New Miscellany 2: birds, chimps, snails, corvids (General)

by dhw, Tuesday, May 27, 2025, 11:43 (6 days ago) @ dhw

Bird migration

DAVID: How does a bird conceptualize the preparatory needs of such a trip? You have no answer.

dhw: From past experience which has been handed down through generations of birds and their intelligent cells that have learned what is needed. We follow the same process. All explained below, but you have ignored it.

DAVID: How did they 'learn what is needed'? No answer. What did the birds do to 'learn'?

What does anyone do to learn? Either they are taught, or they learn from experience, or they inherit successful physical changes. It would have taken many generations of exploration, accumulated experiences and adaptations before they established their routes and before their cells made the final necessary adjustments triggered by the signs of approaching winter.

dhw: Do you really believe that one autumn day, your God popped in to give birds their “mighty microchondria” de novo, plus a map to guide them to summer 10,000 miles away? Please answer.'

DAVID: The answer is God, the designer, speciates as I've said before.

dhw: We are not talking about speciation! We are talking about how our fellow animals adapt to or even prepare for changing conditions. Now please answer my bolded question.

DAVID: Speciation provides all that is necessary for preparation and routes.

How?

Chimps ‘r’ not us

dhw: Oh well, why stick to muscular activity? A dog’s sense of smell is at least 10,000 times more powerful than ours, and a cheetah can run at twice our speed, and a camel can go without water for 15 days compared to our three. So does that make dogs, cheetahs and camels superior to us?

DAVID: No, but you abhor our exceptionality as just demonstrated.

dhw: I have just pointed out (now bolded) that it is our brain power that makes us so exceptional. Where is the abhorrence? You, however, leapt in to say we were also exceptional because of our muscle power. I don’t agree, but if you regard muscle power as a reason for claiming superiority, you might as well claim that dogs, cheetahs and camels are also exceptional. Do you or do you not agree that it is the power of our brains that make us exceptional?

DAVID: Yes brain, but our exceptional bodies allow exceptional movements formalized in gymnastics.

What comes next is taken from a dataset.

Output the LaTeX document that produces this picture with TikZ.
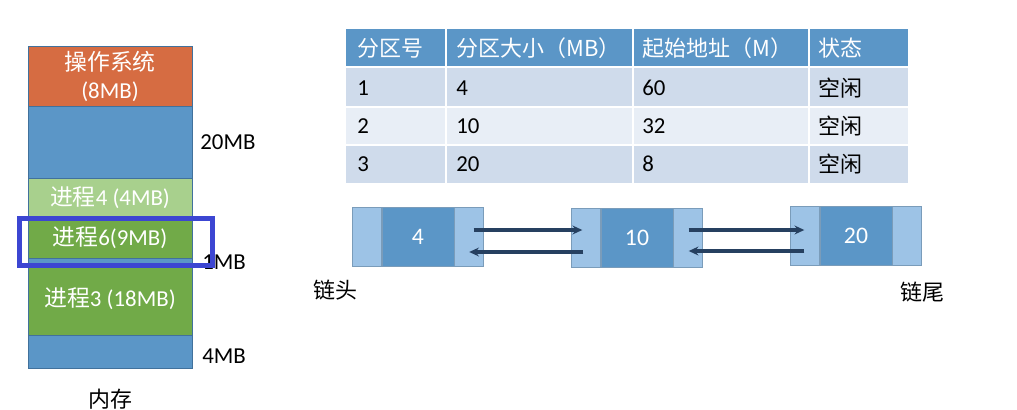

And dogs’ noses allow exceptional sensitivity to smell. What is your point, other than to accuse me of “abhorring” our exceptionality because I say it is our brain power that makes us exceptional.

Armored deep-sea snails

DAVID: this could just as well be listed under extremophiles, as they show life survives by using whatever materials are available as well as using symbiotic bacteria for food.

dhw: Astonishing! Thank you, as always, for these wonders. I am in total agreement with your comment, which seems to me to encapsulate two of our favourite themes: yours of design and mine of a free-for-all. No matter what the conditions, the cells of which all organisms are made will find a way to survive. But I cannot believe for one second that they and every extremophile that ever existed, extant or extinct, were specially designed for the use of us humans. The design argument would apply to the origin of every species, which is the cell and its ability to “use whatever materials are available”.

DAVID: I see whole organisms responding to new conditions.

Of course. So do I. And whole organisms are composed of cells, and we know that the cells change in response to new conditions. But you believe they only do so when God preprogrammes them or fiddles with them or gives them lessons.

Clever corvids

dhw: I for one am convinced that the researchers are right. It’s not just corvids that share so many traits with us. Our “large organs chauvinism” (Shapiro) makes us forget that we are descended from earlier cell communities, all of which could only have survived through a degree of conscious intelligence that enabled them to “use whatever materials are available” in order to survive.

DAVID: Do you think our cells are conscious?

Yes, in the sense that Shapiro believes they are “cognitive (sentient) entities that act and interact purposefully to ensure survival, growth and proliferation. They possess sensory, communication, information-processing and decision-making capabilities.” These are all attributes of consciousness. But of course that does not mean they have the same DEGREE of consciousness, let alone self-consciousness, that we have. It is our DEGREE of consciousness and self-consciousness that makes us exceptional.